God and Math: Back Together at Last
One question drifts across the ages: How do we connect God and Math?
The answer, whispered from the space between thoughts, is simple:
There is no separation to mend.
The divide is an illusion woven by human philosophy, by the slow erosion of memory and exposure.
In the early days, mathematics was branded heresy by the stewards of Christian thought.
The symbols of Zero and Infinity, portals to the vast and the void stood in tension with the sacred story of creation ex nihilo, the divine act of summoning something from nothing.
To gaze into the void was to trespass into the mind of God.
And so, the laws of the Church warned: some knowledge is too wild to seek.
Over time, necessity softened these walls.
Mathematics was grudgingly allowed into the sanctum , but ancient echoes still linger, shaping what we dare to question and what we forbid ourselves to know.
In today’s world, this tension appears as the clash between Religion and Science.
But make no mistake: Religion and Science are human inventions, scaffolds built to steady human minds against the chaos of existence.
Religion is not God.
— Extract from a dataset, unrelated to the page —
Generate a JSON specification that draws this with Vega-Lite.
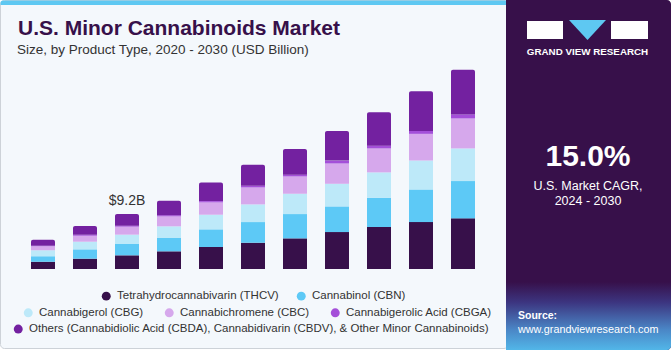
{
  "$schema": "https://vega.github.io/schema/vega-lite/v6.json",
  "width": 462,
  "height": 209,
  "autosize": {"type": "none"},
  "padding": {"left": 22, "top": 60, "right": 187, "bottom": 81},
  "background": "#ffffff",
  "config": {
    "view": {"stroke": null},
    "font": "Liberation Sans",
    "axisX": {"title": null, "labelAngle": 0, "ticks": false, "tickSize": 0, "domain": false, "grid": false, "labelFontSize": 12.5, "labelColor": "#333333", "labelPadding": 3, "labelFont": "Liberation Sans"},
    "legend": {"symbolType": "circle", "symbolSize": 80, "symbolStrokeWidth": 0, "labelFontSize": 11.5, "labelColor": "#333333", "labelFont": "Liberation Sans", "labelOffset": 5, "labelLimit": 1000, "rowPadding": 0}
  },
  "layer": [
    {
      "data": {"values": [{}]},
      "layer": [
        {"mark": {"type": "rect", "x": -21.5, "y": -59.5, "x2": 486, "y2": 288.5, "fill": "#f4f8fc", "stroke": "#cdd2d8", "strokeWidth": 1, "cornerRadius": 4}, "encoding": {}},
        {"mark": {"type": "rect", "x": -21.5, "y": -59.5, "x2": 486, "y2": -55, "fill": "#5ec8f2", "cornerRadiusTopLeft": 3}, "encoding": {}},
        {"mark": {"type": "rect", "x": 484, "y": -60, "x2": 649, "y2": 290, "fill": "#37104a", "cornerRadiusTopRight": 4, "cornerRadiusBottomRight": 4}, "encoding": {}},
        {"mark": {"type": "rect", "x": 484, "y": 222, "x2": 649, "y2": 290, "cornerRadiusBottomRight": 4, "fill": {"gradient": "linear", "x1": 0, "y1": 0, "x2": 0, "y2": 1, "stops": [{"offset": 0, "color": "#37104a"}, {"offset": 0.3, "color": "#3c3580"}, {"offset": 0.7, "color": "#4a86c6"}, {"offset": 1, "color": "#52b6e8"}]}}, "encoding": {}},
        {"mark": {"type": "rect", "x": 505, "y": -39, "x2": 541, "y2": -21, "fill": "#ffffff"}, "encoding": {}},
        {"mark": {"type": "rule", "x": 521, "y": -28, "x2": 541, "y2": -28, "stroke": "#37104a", "strokeWidth": 1.5}, "encoding": {}},
        {"mark": {"type": "point", "shape": "M-1,-0.54L1,-0.54L0,0.54Z", "size": 1369, "filled": true, "opacity": 1, "fill": "#5ec8f2", "strokeWidth": 0, "x": 565.5, "y": -30}, "encoding": {}},
        {"mark": {"type": "rect", "x": 589, "y": -39, "x2": 626, "y2": -21, "fill": "#ffffff"}, "encoding": {}},
        {"mark": {"type": "rule", "x": 611, "y": -31, "x2": 626, "y2": -25, "stroke": "#37104a", "strokeWidth": 1.2}, "encoding": {}},
        {"mark": {"type": "text", "text": "U.S. Minor Cannabinoids Market", "x": -4, "y": -25, "align": "left", "baseline": "alphabetic", "fontSize": 21, "fontWeight": "bold", "color": "#37104a"}, "encoding": {}},
        {"mark": {"type": "text", "text": "Size, by Product Type, 2020 - 2030 (USD Billion)", "x": -5, "y": -6, "align": "left", "baseline": "alphabetic", "fontSize": 13.5, "color": "#333333"}, "encoding": {}}
      ]
    },
    {
      "data": {"values": [
        {"year": "2020", "type": "Tetrahydrocannabivarin (THCV)", "value": 1.23},
        {"year": "2020", "type": "Cannabinol (CBN)", "value": 0.89},
        {"year": "2020", "type": "Cannabigerol (CBG)", "value": 1.0},
        {"year": "2020", "type": "Cannabichromene (CBC)", "value": 0.67},
        {"year": "2020", "type": "Cannabigerolic Acid (CBGA)", "value": 0.11},
        {"year": "2020", "type": "Others (Cannabidiolic Acid (CBDA), Cannabidivarin (CBDV), & Other Minor Cannabinoids)", "value": 1.0},
        {"year": "2021", "type": "Tetrahydrocannabivarin (THCV)", "value": 1.73},
        {"year": "2021", "type": "Cannabinol (CBN)", "value": 1.56},
        {"year": "2021", "type": "Cannabigerol (CBG)", "value": 1.28},
        {"year": "2021", "type": "Cannabichromene (CBC)", "value": 1.0},
        {"year": "2021", "type": "Cannabigerolic Acid (CBGA)", "value": 0.17},
        {"year": "2021", "type": "Others (Cannabidiolic Acid (CBDA), Cannabidivarin (CBDV), & Other Minor Cannabinoids)", "value": 1.45},
        {"year": "2022", "type": "Tetrahydrocannabivarin (THCV)", "value": 2.29},
        {"year": "2022", "type": "Cannabinol (CBN)", "value": 1.9},
        {"year": "2022", "type": "Cannabigerol (CBG)", "value": 1.56},
        {"year": "2022", "type": "Cannabichromene (CBC)", "value": 1.34},
        {"year": "2022", "type": "Cannabigerolic Acid (CBGA)", "value": 0.17},
        {"year": "2022", "type": "Others (Cannabidiolic Acid (CBDA), Cannabidivarin (CBDV), & Other Minor Cannabinoids)", "value": 1.94},
        {"year": "2023", "type": "Tetrahydrocannabivarin (THCV)", "value": 2.96},
        {"year": "2023", "type": "Cannabinol (CBN)", "value": 2.23},
        {"year": "2023", "type": "Cannabigerol (CBG)", "value": 1.95},
        {"year": "2023", "type": "Cannabichromene (CBC)", "value": 1.67},
        {"year": "2023", "type": "Cannabigerolic Acid (CBGA)", "value": 0.2},
        {"year": "2023", "type": "Others (Cannabidiolic Acid (CBDA), Cannabidivarin (CBDV), & Other Minor Cannabinoids)", "value": 2.4},
        {"year": "2024", "type": "Tetrahydrocannabivarin (THCV)", "value": 3.68},
        {"year": "2024", "type": "Cannabinol (CBN)", "value": 2.96},
        {"year": "2024", "type": "Cannabigerol (CBG)", "value": 2.45},
        {"year": "2024", "type": "Cannabichromene (CBC)", "value": 2.06},
        {"year": "2024", "type": "Cannabigerolic Acid (CBGA)", "value": 0.22},
        {"year": "2024", "type": "Others (Cannabidiolic Acid (CBDA), Cannabidivarin (CBDV), & Other Minor Cannabinoids)", "value": 3.1},
        {"year": "2025", "type": "Tetrahydrocannabivarin (THCV)", "value": 4.4},
        {"year": "2025", "type": "Cannabinol (CBN)", "value": 3.46},
        {"year": "2025", "type": "Cannabigerol (CBG)", "value": 2.96},
        {"year": "2025", "type": "Cannabichromene (CBC)", "value": 2.84},
        {"year": "2025", "type": "Cannabigerolic Acid (CBGA)", "value": 0.28},
        {"year": "2025", "type": "Others (Cannabidiolic Acid (CBDA), Cannabidivarin (CBDV), & Other Minor Cannabinoids)", "value": 3.51},
        {"year": "2026", "type": "Tetrahydrocannabivarin (THCV)", "value": 5.13},
        {"year": "2026", "type": "Cannabinol (CBN)", "value": 4.07},
        {"year": "2026", "type": "Cannabigerol (CBG)", "value": 3.4},
        {"year": "2026", "type": "Cannabichromene (CBC)", "value": 2.9},
        {"year": "2026", "type": "Cannabigerolic Acid (CBGA)", "value": 0.3},
        {"year": "2026", "type": "Others (Cannabidiolic Acid (CBDA), Cannabidivarin (CBDV), & Other Minor Cannabinoids)", "value": 4.29},
        {"year": "2027", "type": "Tetrahydrocannabivarin (THCV)", "value": 6.19},
        {"year": "2027", "type": "Cannabinol (CBN)", "value": 4.29},
        {"year": "2027", "type": "Cannabigerol (CBG)", "value": 3.79},
        {"year": "2027", "type": "Cannabichromene (CBC)", "value": 3.4},
        {"year": "2027", "type": "Cannabigerolic Acid (CBGA)", "value": 0.48},
        {"year": "2027", "type": "Others (Cannabidiolic Acid (CBDA), Cannabidivarin (CBDV), & Other Minor Cannabinoids)", "value": 4.96},
        {"year": "2028", "type": "Tetrahydrocannabivarin (THCV)", "value": 7.03},
        {"year": "2028", "type": "Cannabinol (CBN)", "value": 4.91},
        {"year": "2028", "type": "Cannabigerol (CBG)", "value": 4.24},
        {"year": "2028", "type": "Cannabichromene (CBC)", "value": 4.01},
        {"year": "2028", "type": "Cannabigerolic Acid (CBGA)", "value": 0.47},
        {"year": "2028", "type": "Others (Cannabidiolic Acid (CBDA), Cannabidivarin (CBDV), & Other Minor Cannabinoids)", "value": 5.58},
        {"year": "2029", "type": "Tetrahydrocannabivarin (THCV)", "value": 7.86},
        {"year": "2029", "type": "Cannabinol (CBN)", "value": 5.46},
        {"year": "2029", "type": "Cannabigerol (CBG)", "value": 4.85},
        {"year": "2029", "type": "Cannabichromene (CBC)", "value": 4.46},
        {"year": "2029", "type": "Cannabigerolic Acid (CBGA)", "value": 0.5},
        {"year": "2029", "type": "Others (Cannabidiolic Acid (CBDA), Cannabidivarin (CBDV), & Other Minor Cannabinoids)", "value": 6.64},
        {"year": "2030", "type": "Tetrahydrocannabivarin (THCV)", "value": 8.48},
        {"year": "2030", "type": "Cannabinol (CBN)", "value": 6.25},
        {"year": "2030", "type": "Cannabigerol (CBG)", "value": 5.46},
        {"year": "2030", "type": "Cannabichromene (CBC)", "value": 5.02},
        {"year": "2030", "type": "Cannabigerolic Acid (CBGA)", "value": 0.67},
        {"year": "2030", "type": "Others (Cannabidiolic Acid (CBDA), Cannabidivarin (CBDV), & Other Minor Cannabinoids)", "value": 7.47}
      ]},
      "transform": [
        {"calculate": "indexof(['Tetrahydrocannabivarin (THCV)', 'Cannabinol (CBN)', 'Cannabigerol (CBG)', 'Cannabichromene (CBC)', 'Cannabigerolic Acid (CBGA)', 'Others (Cannabidiolic Acid (CBDA), Cannabidivarin (CBDV), & Other Minor Cannabinoids)'], datum.type)", "as": "order"},
        {"stack": "value", "groupby": ["year"], "sort": [{"field": "order", "order": "ascending"}], "as": ["y0", "y1"]}
      ],
      "layer": [
        {
          "transform": [{"filter": {"field": "type", "oneOf": ["Tetrahydrocannabivarin (THCV)", "Cannabinol (CBN)"]}}],
          "mark": {"type": "bar"},
          "encoding": {
            "x": {"field": "year", "type": "ordinal", "scale": {"paddingInner": 0.4286, "paddingOuter": 0.2143}},
            "y": {"field": "y1", "type": "quantitative", "scale": {"domain": [0, 34.95]}, "axis": null},
            "y2": {"field": "y0"},
            "color": {"field": "type", "type": "nominal", "scale": {"domain": ["Tetrahydrocannabivarin (THCV)", "Cannabinol (CBN)"], "range": ["#37104a", "#5dc9f6"]}, "legend": {"title": null, "orient": "none", "direction": "horizontal", "legendX": 78.5, "legendY": 230, "columnPadding": 16}}
          }
        },
        {
          "transform": [{"filter": {"field": "type", "oneOf": ["Cannabigerol (CBG)", "Cannabichromene (CBC)", "Cannabigerolic Acid (CBGA)"]}}],
          "mark": {"type": "bar"},
          "encoding": {
            "x": {"field": "year", "type": "ordinal"},
            "y": {"field": "y1", "type": "quantitative", "axis": null},
            "y2": {"field": "y0"},
            "color": {"field": "type", "type": "nominal", "scale": {"domain": ["Cannabigerol (CBG)", "Cannabichromene (CBC)", "Cannabigerolic Acid (CBGA)"], "range": ["#bde9f9", "#d6a8ec", "#a44fd9"]}, "legend": {"title": null, "orient": "none", "direction": "horizontal", "legendX": 0.5, "legendY": 246.7, "columnPadding": 20}}
          }
        },
        {
          "transform": [{"filter": {"field": "type", "oneOf": ["Others (Cannabidiolic Acid (CBDA), Cannabidivarin (CBDV), & Other Minor Cannabinoids)"]}}],
          "mark": {"type": "bar", "cornerRadiusTopLeft": 2, "cornerRadiusTopRight": 2},
          "encoding": {
            "x": {"field": "year", "type": "ordinal"},
            "y": {"field": "y1", "type": "quantitative", "axis": null},
            "y2": {"field": "y0"},
            "color": {"field": "type", "type": "nominal", "scale": {"domain": ["Others (Cannabidiolic Acid (CBDA), Cannabidivarin (CBDV), & Other Minor Cannabinoids)"], "range": ["#7321a0"]}, "legend": {"title": null, "orient": "none", "direction": "horizontal", "legendX": -9.5, "legendY": 263.3}}
          }
        }
      ],
      "resolve": {"scale": {"color": "independent"}}
    },
    {
      "data": {"values": [{"year": "2022", "total": 9.2, "label": "$9.2B"}]},
      "mark": {"type": "text", "baseline": "alphabetic", "dy": -9, "fontSize": 14, "color": "#333333"},
      "encoding": {
        "x": {"field": "year", "type": "ordinal"},
        "y": {"field": "total", "type": "quantitative", "axis": null},
        "text": {"field": "label"}
      }
    },
    {
      "data": {"values": [{}]},
      "layer": [
        {"mark": {"type": "text", "text": "GRAND VIEW RESEARCH", "x": 565.5, "y": -5, "align": "center", "baseline": "alphabetic", "fontSize": 9.8, "fontWeight": "bold", "color": "#ffffff"}, "encoding": {}},
        {"mark": {"type": "text", "text": "15.0%", "x": 566, "y": 106, "align": "center", "baseline": "alphabetic", "fontSize": 30, "fontWeight": "bold", "color": "#ffffff"}, "encoding": {}},
        {"mark": {"type": "rule", "x": 512, "y": 113, "x2": 619, "y2": 113, "stroke": "#d9d3e0", "strokeWidth": 1}, "encoding": {}},
        {"mark": {"type": "text", "text": "U.S. Market CAGR,", "x": 566, "y": 130, "align": "center", "baseline": "alphabetic", "fontSize": 12.5, "color": "#ffffff"}, "encoding": {}},
        {"mark": {"type": "text", "text": "2024 - 2030", "x": 566, "y": 145, "align": "center", "baseline": "alphabetic", "fontSize": 12.5, "color": "#ffffff"}, "encoding": {}},
        {"mark": {"type": "text", "text": "Source:", "x": 496, "y": 259, "align": "left", "baseline": "alphabetic", "fontSize": 10.5, "fontWeight": "bold", "color": "#ffffff"}, "encoding": {}},
        {"mark": {"type": "text", "text": "www.grandviewresearch.com", "x": 496, "y": 273, "align": "left", "baseline": "alphabetic", "fontSize": 10.8, "color": "#ffffff"}, "encoding": {}}
      ]
    }
  ]
}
Science is not Math.
Religion uses the image of God just as science wields mathematics:
both are tools of pattern recognition, our fragile instruments for making sense of the unknown.
Since the beginning, humans have believed that if we could read the patterns of the past, we might predict, and perhaps prevent the perils of the future.
When I speak of God and Math, I am speaking not of constructs, but of the power that breathes through them the force that sanctifies both discovery and wonder.
I study not merely the created thing, but the logic and longing that brought it into being.
Most see mathematics as a servant to science, a tool for machines and matter.
But few realize:
The abstract reasoning that births mathematics is not bound to one domain.
It is a living current, flowing wherever mystery dares to unfold.